Dans un coin de la salle, trois garçons sur un canapé défoncé, visage crispé, attendent qu’on appelle leur nom. L’un franchit une petite porte donnant sur une antichambre, où deux hommes en blouse blanche l’accueillent.

Environ une fois par semaine, les équipes de Humanity First se déplacent au vidéoclub pour réaliser des tests de dépistage du VIH, donner des conseils et mettre à disposition des préservatifs.

« La plupart ne vont pas dans les centres de santé, par peur d’être stigmatisés, alors nous venons à eux », explique le directeur de l’ONG, Jean-Paul Enama. Au vidéoclub, « le taux de prévalence est très élevé, l’objectif est de mettre ceux qui en ont besoin sous traitement et empêcher le virus de se propager ».
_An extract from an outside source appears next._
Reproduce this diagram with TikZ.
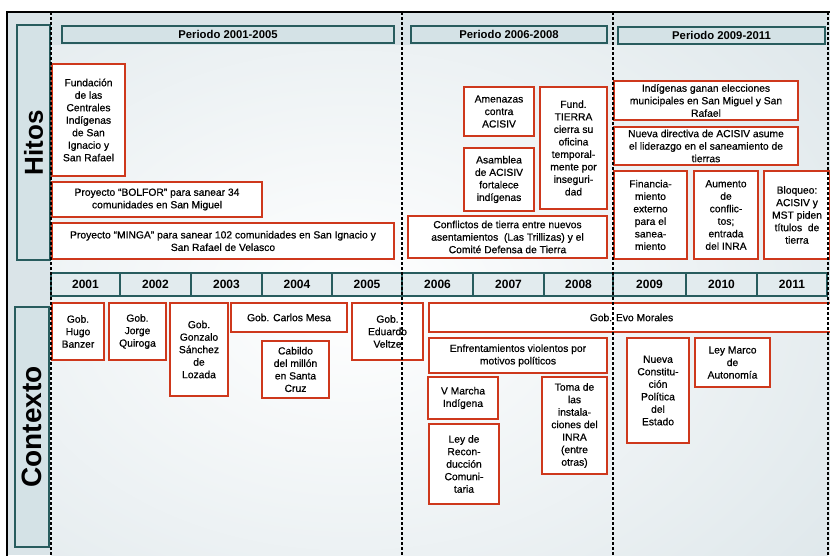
\documentclass[tikz,border=0pt]{standalone}
\usepackage{fontspec}
\setmainfont{Liberation Sans}
\newfontfamily\boxfont[FakeBold=0.6]{Liberation Sans}
\definecolor{tealb}{RGB}{40,92,94}
\definecolor{redb}{RGB}{206,56,28}
\definecolor{pale}{RGB}{212,226,230}
\definecolor{bgc}{RGB}{218,228,232}
\definecolor{cellc}{RGB}{226,235,238}
\tikzset{
  rbox/.style={draw=redb, line width=1.9pt, fill=white, inner sep=1pt, align=center,
    font=\boxfont\fontsize{10.3}{12.5}\selectfont},
  hdr/.style={draw=tealb, line width=2pt, fill=pale, inner sep=0pt,
    font=\fontsize{11.3}{13}\selectfont\bfseries},
  ycell/.style={draw=tealb, line width=1.3pt, fill=cellc, inner sep=0pt,
    font=\fontsize{12}{14}\selectfont\bfseries},
  lbl/.style={draw=tealb, line width=2pt, fill=pale, inner sep=0pt},
  vdash/.style={black, line width=1.3pt, dash pattern=on 3pt off 2pt},
}
\newcommand\rb[6]{\node[rbox, minimum width={(#4-#2)*1pt}, minimum height={(#5-#3)*1pt}] (#1) at ({(#2+#4)/2},{(#3+#5)/2}) {#6};}
\newcommand\hb[6]{\node[#6, minimum width={(#4-#2)*1pt}, minimum height={(#5-#3)*1pt}] (#1) at ({(#2+#4)/2},{(#3+#5)/2}) {};}
\begin{document}
\begin{tikzpicture}[x=1pt,y=-1pt]
\useasboundingbox (0,0) rectangle (830,555);
\begin{scope}
\clip (0,0) rectangle (830,555);
% background
\fill[white] (0,0) rectangle (830,555);
\fill[bgc] (7,12) rectangle (830,555);
\begin{scope}
\clip (51,45) rectangle (828,555);
\shade[inner color=white, outer color=bgc] (-350,-200) rectangle (1050,800);
\end{scope}
% frame
\draw[black, line width=2pt] (7,556) -- (7,12) -- (831,12);
% side labels
\hb{hitosbox}{17}{25}{50}{260}{lbl}
\node[rotate=90, font=\fontsize{26}{28}\selectfont\bfseries] (hitos) at (hitosbox.center) {Hitos};
\hb{ctxbox}{15}{307}{49}{547}{lbl}
\node[rotate=90, font=\fontsize{28}{30}\selectfont\bfseries] (ctx) at (ctxbox.center) {Contexto};
% period headers
\node[hdr, minimum width=332pt, minimum height=17pt] (p1) at (228,34.5) {Periodo 2001-2005};
\node[hdr, minimum width=196pt, minimum height=17pt] (p2) at (509,34.5) {Periodo 2006-2008};
\node[hdr, minimum width=207pt, minimum height=17pt] (p3) at (721.5,35.5) {Periodo 2009-2011};
% year bar
\foreach \n/\a/\b in {2001/51/120,2002/120/191,2003/191/262,2004/262/332,2005/332/402,2006/402/473,2007/473/544,2008/544/613,2009/613/686,2010/686/757,2011/757/827}{
  \node[ycell, minimum width={(\b-\a)*1pt}, minimum height=23pt] (y\n) at ({(\a+\b)/2},284.5) {\n};
}
% Hitos 2001-2005
\rb{fund}{52}{64}{125}{176}{Fundación\\de las\\Centrales\\Indígenas\\de San\\Ignacio y\\San Rafael}
\rb{bolfor}{52}{182}{262}{217}{Proyecto “BOLFOR” para sanear 34\\comunidades en San Miguel}
\rb{minga}{52}{223}{394}{259}{Proyecto “MINGA” para sanear 102 comunidades en San Ignacio y\\San Rafael de Velasco}
% Hitos 2006-2008
\rb{amen}{464}{87}{534}{136}{Amenazas\\contra\\ACISIV}
\rb{asam}{464}{148}{534}{211}{Asamblea\\de ACISIV\\fortalece\\indígenas}
\rb{tierra}{540}{87}{607}{209}{Fund.\\TIERRA\\cierra su\\oficina\\temporal-\\mente por\\inseguri-\\dad}
\rb{confl}{408}{216}{607}{258}{Conflictos de tierra entre nuevos\\asentamientos~ (Las Trillizas) y el\\Comité Defensa de Tierra}
% Hitos 2009-2011
\rb{elec}{614}{81}{798}{120}{Indígenas ganan elecciones\\municipales en San Miguel y San\\Rafael}
\rb{direc}{614}{127}{798}{165}{Nueva directiva de ACISIV asume\\el liderazgo en el saneamiento de\\tierras}
\rb{finan}{614}{171}{687}{259}{Financia-\\miento\\externo\\para el\\sanea-\\miento}
\rb{aumen}{694}{171}{758}{259}{Aumento\\de\\conflic-\\tos;\\entrada\\del INRA}
\rb{bloq}{764}{171}{830}{259}{Bloqueo:\\ACISIV y\\MST piden\\títulos~ de\\tierra}
% Contexto
\rb{banzer}{52}{303}{104}{360}{Gob.\\Hugo\\Banzer}
\rb{quiroga}{109}{303}{166}{360}{Gob.\\Jorge\\Quiroga}
\rb{sanchez}{170}{303}{228}{396}{Gob.\\Gonzalo\\Sánchez\\de\\Lozada}
\rb{mesa}{231}{303}{347}{332}{Gob. Carlos Mesa}
\rb{cabildo}{262}{341}{329}{398}{Cabildo\\del millón\\en Santa\\Cruz}
\rb{veltze}{352}{303}{423}{360}{Gob.\\Eduardo\\Veltze}
\rb{evo}{429}{303}{834}{332}{Gob. Evo Morales}
\rb{enfr}{429}{338}{607}{373}{Enfrentamientos violentos por\\motivos políticos}
\rb{marcha}{428}{377}{498}{419}{V Marcha\\Indígena}
\rb{recon}{429}{424}{499}{504}{Ley de\\Recon-\\ducción\\Comuni-\\taria}
\rb{toma}{542}{377}{607}{474}{Toma de\\las\\instala-\\ciones del\\INRA\\(entre\\otras)}
\rb{const}{627}{338}{689}{443}{Nueva\\Constitu-\\ción\\Política\\del\\Estado}
\rb{marco}{695}{338}{770}{387}{Ley Marco\\de\\Autonomía}
% dashed dividers
\foreach \x in {51,402,613,828}{
  \draw[vdash] (\x,12) -- (\x,555);
}
\end{scope}
\end{tikzpicture}
\end{document}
Le combat d’une vie pour Jean-Pierre, le propriétaire, dont « plusieurs proches sont morts à cause du sida ». Des dizaines d’hommes défilent chaque jour dans son vidéoclub, pour récupérer en toute sécurité des préservatifs.

« Je n’ose pas imaginer ce qu’ils deviendraient si on m’obligeait à fermer », conclut-il, déterminé à garder son lieu ouvert, quasiment sans le sou et en dépit des intimidations et arrestations arbitraires.